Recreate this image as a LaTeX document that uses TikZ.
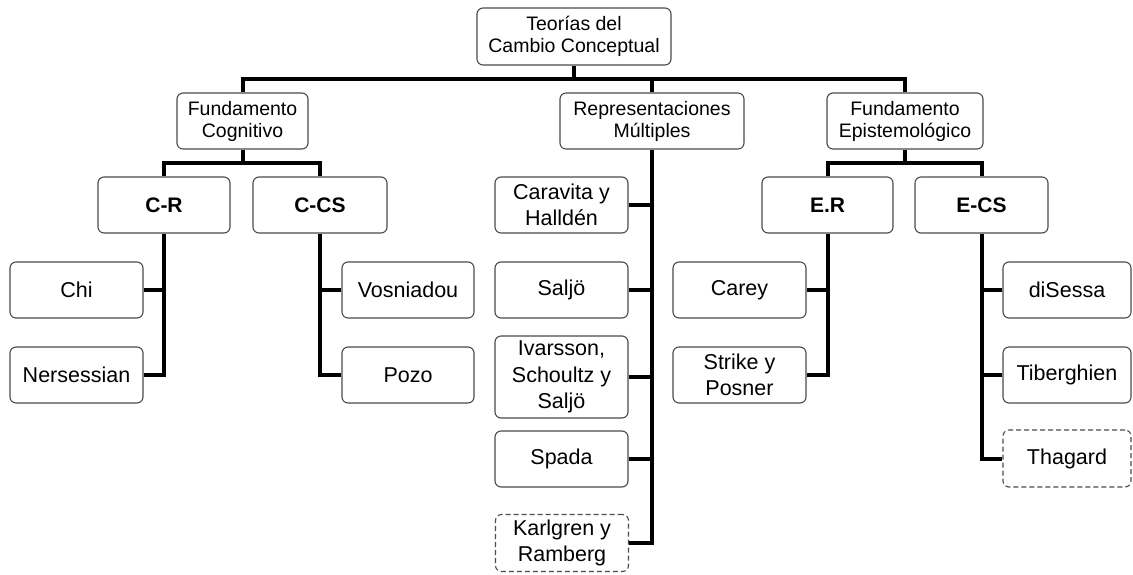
\documentclass[tikz,border=0pt]{standalone}
\usepackage{fontspec}
\setmainfont{Liberation Sans}
\definecolor{boxgray}{HTML}{4A4A4A}
\begin{document}
\begin{tikzpicture}[x=1pt,y=-1pt,
  box/.style={draw=boxgray, line width=1.1pt, rounded corners=6pt, align=center,
    inner sep=0pt, text=black, font=\fontsize{21.5}{26.5}\selectfont},
  upper/.style={box, font=\fontsize{19.5}{22}\selectfont},
  group/.style={box, font=\fontsize{21}{25}\selectfont\bfseries},
  tentative/.style={box, dash pattern=on 5pt off 3pt},
  wh/.style 2 args={minimum width=#1pt, minimum height=#2pt},
  link/.style={line width=4pt, line join=miter, draw=black}]

% canvas
\fill[white] (0,0) rectangle (1133,574);
\useasboundingbox (0,0) rectangle (1133,574);

% root and main branches
\node[upper, wh={194}{57}] (top) at (574,36.5) {Teorías del\\Cambio Conceptual};
\node[upper, wh={131}{56}] (fc) at (242.5,121) {Fundamento\\Cognitivo};
\node[upper, wh={184}{56}] (rm) at (652,121) {Representaciones\\Múltiples};
\node[upper, wh={156}{56}] (fe) at (905,121) {Fundamento\\Epistemológico};

% groups
\node[group, wh={132}{56}] (cr) at (164,205) {C-R};
\node[group, wh={134}{56}] (ccs) at (320,205) {C-CS};
\node[group, wh={131}{56}] (er) at (827.5,205) {E.R};
\node[group, wh={133}{56}] (ecs) at (981.5,205) {E-CS};

% authors: cognitive
\node[box, wh={133}{56}] (chi) at (76.5,290) {Chi};
\node[box, wh={133}{56}] (ners) at (76.5,375) {Nersessian};
\node[box, wh={132}{56}] (vos) at (408,290) {Vosniadou};
\node[box, wh={132}{56}] (pozo) at (408,375) {Pozo};

% authors: multiple representations
\node[box, wh={133}{56}] (cara) at (561.5,205) {Caravita y\\Halldén};
\node[box, wh={133}{56}] (saljo) at (561.5,290) {Saljö};
\node[box, wh={133}{82}] (ivar) at (561.5,377) {Ivarsson,\\Schoultz y\\Saljö};
\node[box, wh={133}{56}] (spada) at (561.5,459) {Spada};
\node[tentative, wh={133}{57}] (karl) at (562,543) {Karlgren y\\Ramberg};

% authors: epistemological
\node[box, wh={133}{56}] (carey) at (739.5,290) {Carey};
\node[box, wh={133}{56}] (strike) at (739.5,375) {Strike y\\Posner};
\node[box, wh={128}{56}] (dis) at (1067,290) {diSessa};
\node[box, wh={128}{56}] (tib) at (1067,375) {Tiberghien};
\node[tentative, wh={128}{57}] (thag) at (1067,458.5) {Thagard};

% bus lines
\coordinate (bus) at (0,79);
\coordinate (busc) at (0,163);

\draw[link] (fc.north) -- (fc.north |- bus) -- (fe.north |- bus) -- (fe.north);
\draw[link] (top.south) -- (top.south |- bus);
\draw[link] (rm.north) -- (rm.north |- bus);

\draw[link] (cr.north) -- (cr.north |- busc) -- (ccs.north |- busc) -- (ccs.north);
\draw[link] (fc.south) -- (fc.south |- busc);
\draw[link] (er.north) -- (er.north |- busc) -- (ecs.north |- busc) -- (ecs.north);
\draw[link] (fe.south) -- (fe.south |- busc);

% spines to authors
\draw[link] (cr.south) |- (ners.east);
\draw[link] (chi.east) -- (chi.east -| cr.south);
\draw[link] (ccs.south) |- (pozo.west);
\draw[link] (vos.west) -- (vos.west -| ccs.south);

\draw[link] (rm.south) |- (karl.east);
\foreach \n in {cara,saljo,ivar,spada}
  \draw[link] (\n.east) -- (\n.east -| rm.south);

\draw[link] (er.south) |- (strike.east);
\draw[link] (carey.east) -- (carey.east -| er.south);
\draw[link] (ecs.south) |- (thag.west);
\foreach \n in {dis,tib}
  \draw[link] (\n.west) -- (\n.west -| ecs.south);
\end{tikzpicture}
\end{document}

::::::::

From start to finish, output the listing exactly, but omit its pictures.

Recreate this image as a LaTeX document that uses TikZ.
\documentclass[tikz,border=0pt]{standalone}
\usepackage{fontspec}
\setmainfont{Liberation Sans}
\definecolor{boxgray}{HTML}{4A4A4A}
\begin{document}
\begin{tikzpicture}[x=1pt,y=-1pt,
  box/.style={draw=boxgray, line width=1.1pt, rounded corners=6pt, align=center,
    inner sep=0pt, text=black, font=\fontsize{21.5}{26.5}\selectfont},
  upper/.style={box, font=\fontsize{19.5}{22}\selectfont},
  group/.style={box, font=\fontsize{21}{25}\selectfont\bfseries},
  tentative/.style={box, dash pattern=on 5pt off 3pt},
  wh/.style 2 args={minimum width=#1pt, minimum height=#2pt},
  link/.style={line width=4pt, line join=miter, draw=black}]

% canvas
\fill[white] (0,0) rectangle (1133,574);
\useasboundingbox (0,0) rectangle (1133,574);

% root and main branches
\node[upper, wh={194}{57}] (top) at (574,36.5) {Teorías del\\Cambio Conceptual};
\node[upper, wh={131}{56}] (fc) at (242.5,121) {Fundamento\\Cognitivo};
\node[upper, wh={184}{56}] (rm) at (652,121) {Representaciones\\Múltiples};
\node[upper, wh={156}{56}] (fe) at (905,121) {Fundamento\\Epistemológico};

% groups
\node[group, wh={132}{56}] (cr) at (164,205) {C-R};
\node[group, wh={134}{56}] (ccs) at (320,205) {C-CS};
\node[group, wh={131}{56}] (er) at (827.5,205) {E.R};
\node[group, wh={133}{56}] (ecs) at (981.5,205) {E-CS};

% authors: cognitive
\node[box, wh={133}{56}] (chi) at (76.5,290) {Chi};
\node[box, wh={133}{56}] (ners) at (76.5,375) {Nersessian};
\node[box, wh={132}{56}] (vos) at (408,290) {Vosniadou};
\node[box, wh={132}{56}] (pozo) at (408,375) {Pozo};

% authors: multiple representations
\node[box, wh={133}{56}] (cara) at (561.5,205) {Caravita y\\Halldén};
\node[box, wh={133}{56}] (saljo) at (561.5,290) {Saljö};
\node[box, wh={133}{82}] (ivar) at (561.5,377) {Ivarsson,\\Schoultz y\\Saljö};
\node[box, wh={133}{56}] (spada) at (561.5,459) {Spada};
\node[tentative, wh={133}{57}] (karl) at (562,543) {Karlgren y\\Ramberg};

% authors: epistemological
\node[box, wh={133}{56}] (carey) at (739.5,290) {Carey};
\node[box, wh={133}{56}] (strike) at (739.5,375) {Strike y\\Posner};
\node[box, wh={128}{56}] (dis) at (1067,290) {diSessa};
\node[box, wh={128}{56}] (tib) at (1067,375) {Tiberghien};
\node[tentative, wh={128}{57}] (thag) at (1067,458.5) {Thagard};

% bus lines
\coordinate (bus) at (0,79);
\coordinate (busc) at (0,163);

\draw[link] (fc.north) -- (fc.north |- bus) -- (fe.north |- bus) -- (fe.north);
\draw[link] (top.south) -- (top.south |- bus);
\draw[link] (rm.north) -- (rm.north |- bus);

\draw[link] (cr.north) -- (cr.north |- busc) -- (ccs.north |- busc) -- (ccs.north);
\draw[link] (fc.south) -- (fc.south |- busc);
\draw[link] (er.north) -- (er.north |- busc) -- (ecs.north |- busc) -- (ecs.north);
\draw[link] (fe.south) -- (fe.south |- busc);

% spines to authors
\draw[link] (cr.south) |- (ners.east);
\draw[link] (chi.east) -- (chi.east -| cr.south);
\draw[link] (ccs.south) |- (pozo.west);
\draw[link] (vos.west) -- (vos.west -| ccs.south);

\draw[link] (rm.south) |- (karl.east);
\foreach \n in {cara,saljo,ivar,spada}
  \draw[link] (\n.east) -- (\n.east -| rm.south);

\draw[link] (er.south) |- (strike.east);
\draw[link] (carey.east) -- (carey.east -| er.south);
\draw[link] (ecs.south) |- (thag.west);
\foreach \n in {dis,tib}
  \draw[link] (\n.west) -- (\n.west -| ecs.south);
\end{tikzpicture}
\end{document}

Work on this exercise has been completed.